The 1990 Liga Semi-Pro Divisyen 2 season is the second season of Liga Semi-Pro Divisyen 2. A total of eight teams participated in the season.

Penang and Kelantan were relegated from 1989 Liga Semi-Pro Divisyen 1 and Police was promoted to the league in order to have an even number of teams after three teams were promoted to the first division.

Under the new format, only the top six teams in Divisyen 1 and the Divisyen 2 champions and runners-up will be involved in the Malaysia Cup. Malaysia Cup was played from the quarter-final stage, scheduled for November after the league was finished. The Malaysia Cup quarter-final and semi-final matches will be played on a home and away basis.

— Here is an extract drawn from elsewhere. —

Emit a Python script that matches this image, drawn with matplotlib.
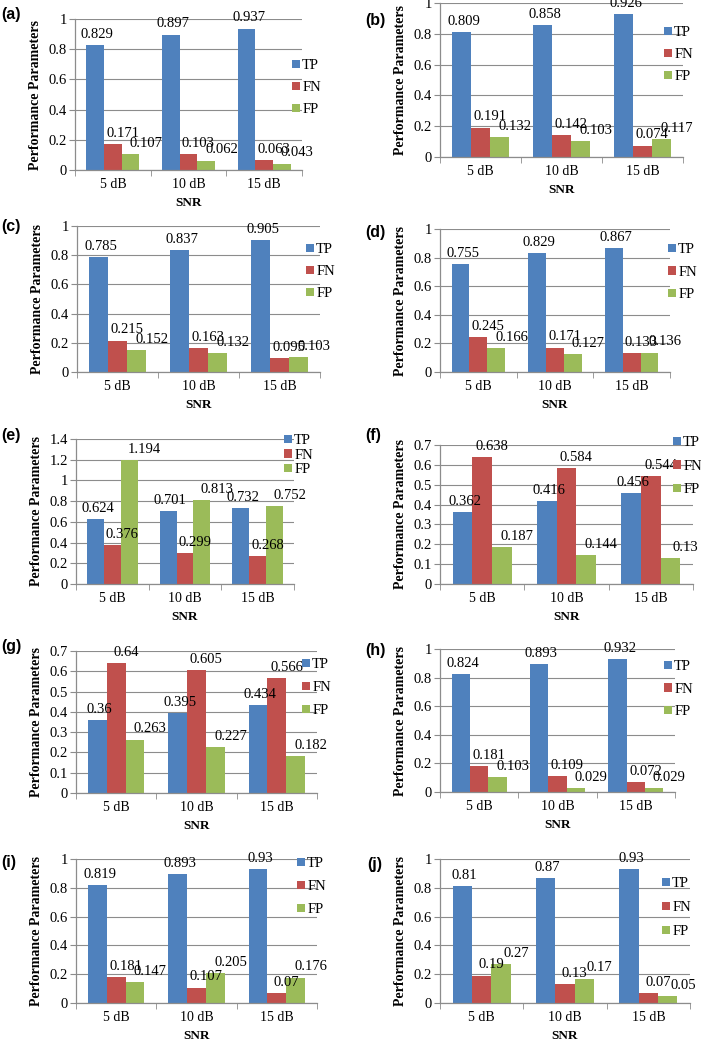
import numpy as np
import matplotlib
matplotlib.use("Agg")
import matplotlib.pyplot as plt
from matplotlib.ticker import MultipleLocator, FuncFormatter

W, H = 701, 1044
plt.rcParams.update({"font.family": "Liberation Serif", "font.size": 10})

snr = ["5 dB", "10 dB", "15 dB"]
series = ["TP", "FN", "FP"]
panel_names = ["(a)", "(b)", "(c)", "(d)", "(e)", "(f)", "(g)", "(h)", "(i)", "(j)"]

tp_a = [0.829, 0.897, 0.937]; fn_a = [0.171, 0.103, 0.063]; fp_a = [0.107, 0.062, 0.043]
tp_b = [0.809, 0.858, 0.926]; fn_b = [0.191, 0.142, 0.074]; fp_b = [0.132, 0.103, 0.117]
tp_c = [0.785, 0.837, 0.905]; fn_c = [0.215, 0.163, 0.095]; fp_c = [0.152, 0.132, 0.103]
tp_d = [0.755, 0.829, 0.867]; fn_d = [0.245, 0.171, 0.133]; fp_d = [0.166, 0.127, 0.136]
tp_e = [0.624, 0.701, 0.732]; fn_e = [0.376, 0.299, 0.268]; fp_e = [1.194, 0.813, 0.752]
tp_f = [0.362, 0.416, 0.456]; fn_f = [0.638, 0.584, 0.544]; fp_f = [0.187, 0.144, 0.13]
tp_g = [0.36, 0.395, 0.434]; fn_g = [0.64, 0.605, 0.566]; fp_g = [0.263, 0.227, 0.182]
tp_h = [0.824, 0.893, 0.932]; fn_h = [0.181, 0.109, 0.072]; fp_h = [0.103, 0.029, 0.029]
tp_i = [0.819, 0.893, 0.93]; fn_i = [0.181, 0.107, 0.07]; fp_i = [0.147, 0.205, 0.176]
tp_j = [0.81, 0.87, 0.93]; fn_j = [0.19, 0.13, 0.07]; fp_j = [0.27, 0.17, 0.05]

panels = [(tp_a, fn_a, fp_a), (tp_b, fn_b, fp_b), (tp_c, fn_c, fp_c), (tp_d, fn_d, fp_d),
          (tp_e, fn_e, fp_e), (tp_f, fn_f, fp_f), (tp_g, fn_g, fp_g), (tp_h, fn_h, fp_h),
          (tp_i, fn_i, fp_i), (tp_j, fn_j, fp_j)]
ymax = [1, 1, 1, 1, 1.4, 0.7, 0.7, 1, 1, 1]
ystep = [0.2, 0.2, 0.2, 0.2, 0.2, 0.1, 0.1, 0.2, 0.2, 0.2]

# layout in pixels: axes (left, top, right, bottom), legend (x, first row y, row pitch), panel tag (x, y)
axbox = [(75, 19, 302, 170), (440, 3, 683, 157), (77, 226, 320, 372), (440, 229, 670, 372),
         (76, 439, 294, 584), (440, 445, 693, 584), (76, 651, 317, 793), (440, 649, 675, 792),
         (76, 859, 317, 1003), (440, 859, 690, 1003)]
legpos = [(292, 68, 23.5), (664, 35, 23.5), (306, 252, 23.5), (668, 252, 24),
          (284, 443, 16), (673, 445, 25), (302, 667, 24.5), (664, 669, 24),
          (297, 866, 24.5), (662, 886, 25.5)]
tagpos = [(1, 15), (365, 20), (1, 227), (365, 232), (1, 435), (365, 435),
          (1, 647), (365, 650), (1, 862), (367, 865)]
lab_dx = [1.5, 7, 11]  # label shift (points) to the right, per series

colors = ["#4F81BD", "#C0504D", "#9BBB59"]
grid_c = "#8C8C8C"
bw = 0.233

fig = plt.figure(figsize=(W / 100, H / 100), dpi=100)
for k, (vals, box, lp, tg) in enumerate(zip(panels, axbox, legpos, tagpos)):
    L, T, R, B = box
    ax = fig.add_axes([L / W, 1 - B / H, (R - L) / W, (B - T) / H])
    x = np.arange(len(snr))
    handles = []
    for s, (v, c) in enumerate(zip(vals, colors)):
        xs = x + (s - 1) * bw
        bars = ax.bar(xs, v, bw, color=c, zorder=2, label=series[s])
        handles.append(bars)
        for xi, vi in zip(xs, v):
            ax.annotate("%g" % vi, (xi, vi), xytext=(lab_dx[s], 3), textcoords="offset points",
                        ha="center", va="bottom", fontsize=10.5, zorder=3)
    ax.set_xlim(-0.5, 2.5)
    ax.set_ylim(0, ymax[k])
    ax.yaxis.set_major_locator(MultipleLocator(ystep[k]))
    ax.yaxis.set_major_formatter(FuncFormatter(lambda v, p: "%g" % round(v, 2)))
    ax.grid(axis="y", color=grid_c, lw=0.8, zorder=0)
    ax.set_axisbelow(True)
    for sp in ["top", "right"]:
        ax.spines[sp].set_visible(False)
    for sp in ["left", "bottom"]:
        ax.spines[sp].set_color(grid_c)
        ax.spines[sp].set_linewidth(0.9)
    ax.set_xticks(x)
    ax.set_xticklabels(snr, fontsize=10)
    ax.set_xticks([-0.5, 0.5, 1.5, 2.5], minor=True)
    ax.tick_params(axis="x", which="major", length=0, pad=6)
    ax.tick_params(axis="x", which="minor", length=4, color=grid_c)
    ax.tick_params(axis="y", length=4, color=grid_c, labelsize=10.5, pad=2)
    ax.set_xlabel("SNR", fontweight="bold", fontsize=9.5, labelpad=4)
    ax.set_ylabel("Performance Parameters", fontweight="bold", fontsize=10)
    ax.yaxis.set_label_coords(-33 / (R - L), 0.5)
    # legend
    lx, ly, pitch = lp
    fs = 10.5
    fspx = fs * 100 / 72
    ls = max(pitch / fspx - 1.0, 0.05)
    fig.legend(handles=handles, labels=series, loc="upper left",
               bbox_to_anchor=(lx / W, 1 - (ly - fspx * 0.6) / H),
               frameon=False, fontsize=fs, handlelength=0.55, handleheight=0.55,
               handletextpad=0.15, labelspacing=ls, borderpad=0, borderaxespad=0)
    fig.text(tg[0] / W, 1 - tg[1] / H, panel_names[k], fontsize=11.5, fontweight="bold",
             family="Liberation Sans", ha="left", va="center")

fig.savefig("out.png", dpi=100, facecolor="white")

The season kicked off on 5 May 1990. Terengganu ended up the season by winning the title.

Teams
Eight teams competing in the second season of Liga Semi-Pro Divisyen 2.

 Terengganu (1989 Liga Semi-Pro Divisyen 2 champions)
 Kelantan (Promoted to Liga Semi-Pro Divisyen 1)
 Negeri Sembilan
 Armed Forces
 Malacca
 Penang 
 Brunei
 Police

League Table:-

1.Terengganu  - 23 PTS (1990 Liga Semi-Pro Divisyen 2 champions and promoted to 1991 Liga Semi-Pro Divisyen 1)

2.Kelantan  - 20 PTS (Promoted to 1991 Liga Semi-Pro Divisyen 1)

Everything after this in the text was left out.